Inoltre, in alcuni casi, semplicemente non riescono a spostarle a causa della complessità o dei costi elevati. Per esempio, la necessità di riprogettare o riorganizzare le applicazioni (75%) e la complessità della migrazione (71%) sono le principali problematiche che impediscono agli intervistati di trasferire le applicazioni.

L’ibrido amplia il divario di competenze IT: sebbene molte aziende fatichino a trovare talenti IT adeguatamente qualificati, la questione si aggrava quando si tratta di professionisti in grado di gestire sia le infrastrutture di cloud pubblico che privato poiché, attualmente, i due ambienti richiedono competenze diverse. Gran parte delle aziende (88%) sta cercando di far sì che il proprio personale abbia le competenze necessarie per gestire un’infrastruttura IT ibrida mentre poco più della metà (53%) considera questo aspetto come un problema cruciale.

Il divario di competenze crea inoltre inefficienze: considerate le diverse competenze richieste per gestire le infrastrutture di cloud pubblico e privato, le aziende spesso devono ricorrere a diversi team creando così dei silo separati, aspetto evidenziato da quasi tutti gli intervistati (95%).

Da considerare che, spesso, ciò ha un impatto sul risultato economico, aspetto ancora più preoccupante in un momento in cui gran parte delle aziende è concentrata sull’ottimizzazione delle risorse. Quasi la metà degli intervistati ha segnalato come motivo di preoccupazione l’aumento delle risorse (49%), l’incremento dei costi (45%), e/o lo spreco di risorse (43%).

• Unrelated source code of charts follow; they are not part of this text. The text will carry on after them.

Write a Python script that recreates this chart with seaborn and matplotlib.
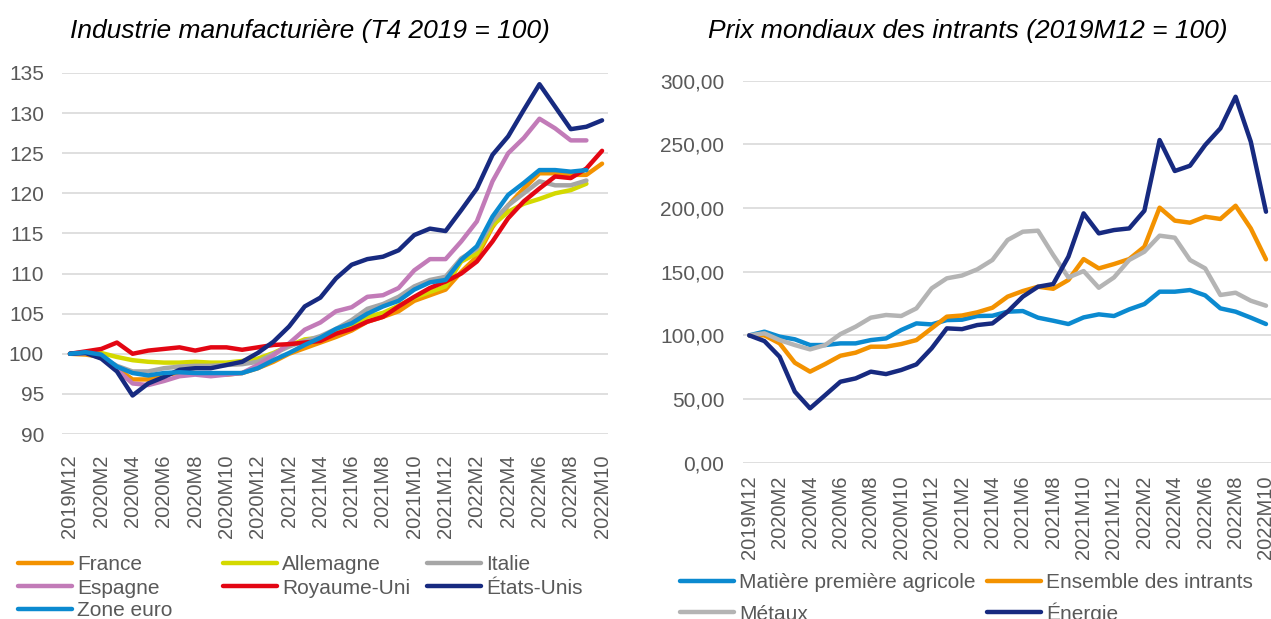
import numpy as np
import pandas as pd
import matplotlib
matplotlib.use("Agg")
import matplotlib.pyplot as plt
from matplotlib.lines import Line2D
import seaborn as sns

nan = np.nan

months = ["2019M12", "2020M1", "2020M2", "2020M3", "2020M4", "2020M5", "2020M6",
          "2020M7", "2020M8", "2020M9", "2020M10", "2020M11", "2020M12",
          "2021M1", "2021M2", "2021M3", "2021M4", "2021M5", "2021M6",
          "2021M7", "2021M8", "2021M9", "2021M10", "2021M11", "2021M12",
          "2022M1", "2022M2", "2022M3", "2022M4", "2022M5", "2022M6",
          "2022M7", "2022M8", "2022M9", "2022M10"]

# industrie manufacturiere (T4 2019 = 100)
france = [100, 99.9, 99.6, 98.2, 96.8, 96.8, 97.4, 97.6, 97.6, 97.4, 97.4, 97.6,
          98.2, 99.0, 100.0, 100.7, 101.4, 102.1, 102.9, 104.0, 104.6, 105.3,
          106.6, 107.3, 108.0, 110.2, 112.1, 115.8, 118.5, 120.6, 122.5, 122.5,
          122.3, 122.3, 123.7]
allemagne = [100, 100.1, 100.1, 99.6, 99.2, 99.0, 98.9, 98.9, 99.0, 98.9, 98.9,
             99.1, 99.4, 100.1, 101.0, 101.8, 102.0, 102.6, 103.4, 104.6, 105.1,
             106.0, 107.0, 107.7, 108.4, 111.5, 112.5, 116.0, 117.7, 118.7,
             119.3, 120.0, 120.4, 121.2, nan]
italie = [100, 100.1, 99.6, 98.5, 97.8, 97.8, 98.2, 98.4, 98.5, 98.5, 98.6, 98.7,
          99.0, 100.0, 100.9, 101.6, 102.2, 103.1, 104.2, 105.6, 106.2, 107.1,
          108.4, 109.2, 109.6, 111.9, 113.1, 116.5, 118.5, 120.0, 121.5, 121.0,
          121.0, 121.6, nan]
espagne = [100, 100.1, 99.5, 98.0, 96.3, 96.1, 96.6, 97.2, 97.4, 97.2, 97.4, 97.6,
           98.6, 99.8, 101.3, 103.0, 103.9, 105.3, 105.8, 107.1, 107.3, 108.2,
           110.4, 111.8, 111.8, 114.0, 116.5, 121.5, 125.0, 126.9, 129.3, 128.1,
           126.6, 126.6, nan]
royaume_uni = [100, 100.3, 100.6, 101.4, 100.0, 100.4, 100.6, 100.8, 100.4, 100.8,
               100.8, 100.5, 100.8, 101.1, 101.2, 101.4, 101.6, 102.5, 103.1,
               104.0, 104.6, 105.9, 107.1, 108.2, 109.0, 110.0, 111.5, 114.0,
               116.9, 119.0, 120.6, 122.1, 121.9, 123.1, 125.3]
etats_unis = [100, 100.1, 99.4, 97.8, 94.8, 96.3, 97.1, 98.0, 98.2, 98.2, 98.6,
              99.0, 100.1, 101.5, 103.4, 105.9, 107.0, 109.4, 111.1, 111.8, 112.1,
              112.9, 114.8, 115.6, 115.3, 117.9, 120.6, 124.8, 127.1, 130.4,
              133.6, 130.8, 128.0, 128.3, 129.1]
zone_euro = [100, 100.2, 99.9, 98.4, 97.6, 97.3, 97.6, 97.7, 97.6, 97.6, 97.6, 97.6,
             98.2, 99.2, 100.1, 101.1, 102.0, 103.1, 103.8, 105.0, 105.9, 106.6,
             108.0, 108.9, 109.2, 111.7, 113.4, 117.1, 119.8, 121.3, 122.9, 122.9,
             122.7, 122.9, nan]

# prix mondiaux des intrants (2019M12 = 100)
agricole = [100, 102.9, 99.0, 96.9, 92.4, 92.4, 93.7, 93.7, 96.3, 97.6, 104.2,
            109.4, 108.6, 112.0, 112.3, 115.2, 115.4, 118.6, 119.1, 113.9, 111.5,
            108.9, 114.1, 116.5, 115.2, 120.4, 124.6, 134.3, 134.3, 135.6, 131.4,
            121.2, 118.6, 113.9, 108.9]
ensemble = [100, 100, 93.7, 78.5, 71.5, 77.5, 84.0, 86.4, 91.1, 91.1, 93.2, 96.3,
            105.5, 114.7, 115.6, 118.1, 121.7, 130.4, 134.8, 138.2, 136.6, 143.5,
            159.9, 152.6, 156.0, 159.9, 169.6, 200.3, 190.1, 188.5, 193.2, 191.4,
            201.8, 184.0, 159.7]
metaux = [100, 101.6, 96.3, 92.4, 89.0, 92.4, 101.0, 106.8, 113.9, 116.0, 115.2,
          121.2, 136.9, 144.8, 147.0, 151.8, 159.2, 174.9, 181.4, 182.2, 163.1,
          145.5, 150.5, 137.4, 145.5, 159.2, 165.7, 178.3, 176.7, 159.2, 152.6,
          131.7, 133.5, 127.2, 123.3]
energie = [100, 95.5, 83.2, 55.8, 42.7, 53.1, 63.6, 66.2, 71.5, 69.6, 72.8, 77.2,
           89.8, 105.5, 104.9, 108.1, 109.4, 118.6, 130.4, 138.2, 140.3, 161.8,
           195.8, 180.1, 182.7, 184.0, 197.9, 253.4, 229.1, 233.2, 249.5, 262.6,
           287.4, 252.1, 197.1]

left_series = {"France": france, "Allemagne": allemagne, "Italie": italie,
               "Espagne": espagne, "Royaume-Uni": royaume_uni,
               "États-Unis": etats_unis, "Zone euro": zone_euro}
left_colors = {"France": "#F39200", "Allemagne": "#D4D900", "Italie": "#A6A6A6",
               "Espagne": "#C27BB8", "Royaume-Uni": "#E30613",
               "États-Unis": "#172A80", "Zone euro": "#0B8AD0"}

right_series = {"Matière première agricole": agricole,
                "Ensemble des intrants": ensemble,
                "Métaux": metaux, "Énergie": energie}
right_colors = {"Matière première agricole": "#0B8AD0",
                "Ensemble des intrants": "#F39200",
                "Métaux": "#B4B4B4", "Énergie": "#172A80"}


def to_long(series):
    rows = []
    for name, vals in series.items():
        for i, v in enumerate(vals):
            rows.append((i, v, name))
    return pd.DataFrame(rows, columns=["t", "valeur", "serie"]).dropna()


sns.set_theme(style="white")
plt.rcParams["font.family"] = ["Liberation Sans", "DejaVu Sans"]
TXT = "#595959"
GRID = "#D9D9D9"
LW = 3.2
W, H = 1271, 619

fig = plt.figure(figsize=(12.71, 6.19), dpi=100)
ax1 = fig.add_axes([62 / W, 1 - 434 / H, 546 / W, 361 / H])
ax2 = fig.add_axes([743 / W, 1 - 462.7 / H, 528 / W, 382 / H])

for ax, series, colors in [(ax1, left_series, left_colors),
                           (ax2, right_series, right_colors)]:
    df = to_long(series)
    sns.lineplot(data=df, x="t", y="valeur", hue="serie",
                 hue_order=list(series.keys()), palette=colors,
                 linewidth=LW, sort=False, legend=False, ax=ax)
    for ln in ax.lines:
        ln.set_solid_joinstyle("round")
        ln.set_solid_capstyle("round")
    ax.set_xlabel("")
    ax.set_ylabel("")
    ax.set_xticks(range(0, len(months), 2))
    ax.set_xticklabels(months[::2], rotation=90)
    ax.grid(axis="y", color=GRID, linewidth=1.2)
    ax.set_axisbelow(True)
    for s in ax.spines.values():
        s.set_visible(False)

ax1.set_ylim(90, 135)
ax1.set_yticks(range(90, 136, 5))
ax1.set_xlim(-0.51, 34.38)
ax1.tick_params(axis="y", length=0, pad=13, labelsize=15, labelcolor=TXT)
ax1.tick_params(axis="x", length=0, pad=15, labelsize=14.5, labelcolor=TXT)

ax2.set_ylim(0, 300)
ax2.set_yticks(range(0, 301, 50))
ax2.set_yticklabels([f"{v},00" for v in range(0, 301, 50)])
ax2.set_xlim(-0.41, 34.33)
ax2.tick_params(axis="y", length=0, pad=13.5, labelsize=15, labelcolor=TXT)
ax2.tick_params(axis="x", length=0, pad=9, labelsize=14.5, labelcolor=TXT)

fig.text(310 / W, 1 - 31 / H, "Industrie manufacturière (T4 2019 = 100)",
         ha="center", va="center", style="italic", fontsize=19, color="black")
fig.text(968 / W, 1 - 31 / H, "Prix mondiaux des intrants (2019M12 = 100)",
         ha="center", va="center", style="italic", fontsize=19, color="black")


# legend entries: handle start x, row centre y (pixels)
def legend_entry(name, color, x, y, size=15):
    fig.add_artist(Line2D([x / W, (x + 54) / W], [1 - y / H, 1 - y / H],
                          transform=fig.transFigure, color=color, lw=LW,
                          solid_capstyle="round"))
    fig.text((x + 59) / W, 1 - (y + 7.5) / H, name, ha="left", va="baseline",
             fontsize=size, color=TXT)


left_pos = {"France": (18, 563), "Allemagne": (223, 563), "Italie": (427, 563),
            "Espagne": (18, 586), "Royaume-Uni": (223, 586),
            "États-Unis": (427, 586), "Zone euro": (18, 609)}
for name, (x, y) in left_pos.items():
    legend_entry(name, left_colors[name], x, y)

right_pos = {"Matière première agricole": (680, 581),
             "Ensemble des intrants": (987, 581),
             "Métaux": (680, 612), "Énergie": (987, 612)}
for name, (x, y) in right_pos.items():
    legend_entry(name, right_colors[name], x, y)

fig.savefig("out.png", dpi=100)
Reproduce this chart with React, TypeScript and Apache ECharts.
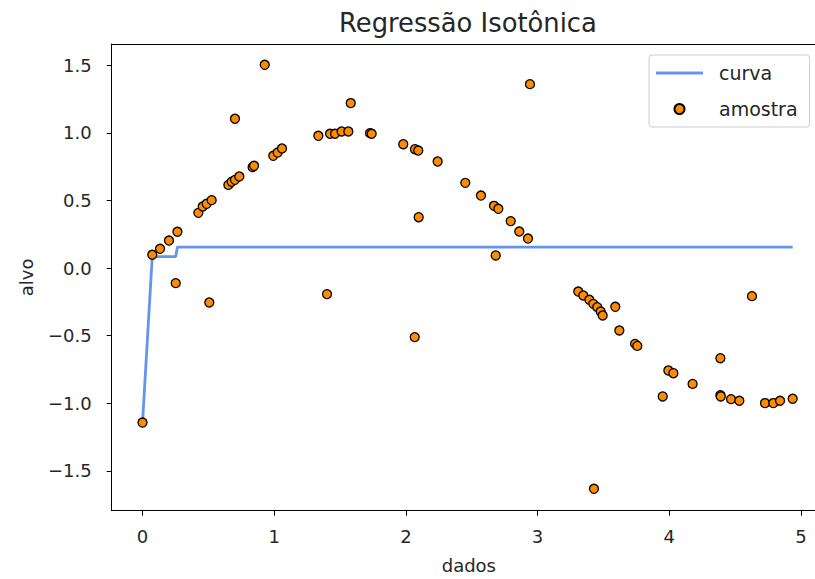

La portabilità è un must e non solo per le applicazioni: per molte aziende (88%) le licenze software sono un aspetto chiave di un’infrastruttura ibrida, e gran parte di esse ha riscontrato difficoltà in tal senso (58%) o è incappata nel cosiddetto “vendor lock-in” (58%) nel passare al cloud pubblico. Inoltre, circa i due terzi degli intervistati (65%) sono disposti a prendere in considerazione le licenze in abbonamento per le proprie infrastrutture IT.

Le aziende vogliono flessibilità. Non si tratta più di scegliere tra pubblico e privato, o tra diversi fornitori di cloud pubblico. Le aziende hanno bisogno di una soluzione che fornisca un’esperienza, degli strumenti e delle procedure operative coerenti tra diversi cloud per rispondere a gran parte delle sfide che stanno affrontando e risolvere le inefficienze che stanno riscontrando. Un ambiente ibrido ottimale fornisce la coerenza e la continuità di cui hanno bisogno per ottenere la piena flessibilità di più cloud, sia privati che pubblici.

“Le aziende hanno bisogno di flessibilità – ha commentato Alberto Filisetti, Country Manager di Nutanix – e un aspetto chiave è la decentralizzazione delle risorse per renderle più facilmente disponibili. Utilizzando diversi cloud, siano essi pubblici, privati o edge, le aziende possono portare la loro infrastruttura IT laddove è più necessaria. Ma, come evidenziato dalla ricerca, tale flessibilità è possibile solo con infrastrutture, operations e strumenti coerenti tra diversi cloud. Per questo motivo un ambiente cloud ibrido è la scelta ideale.”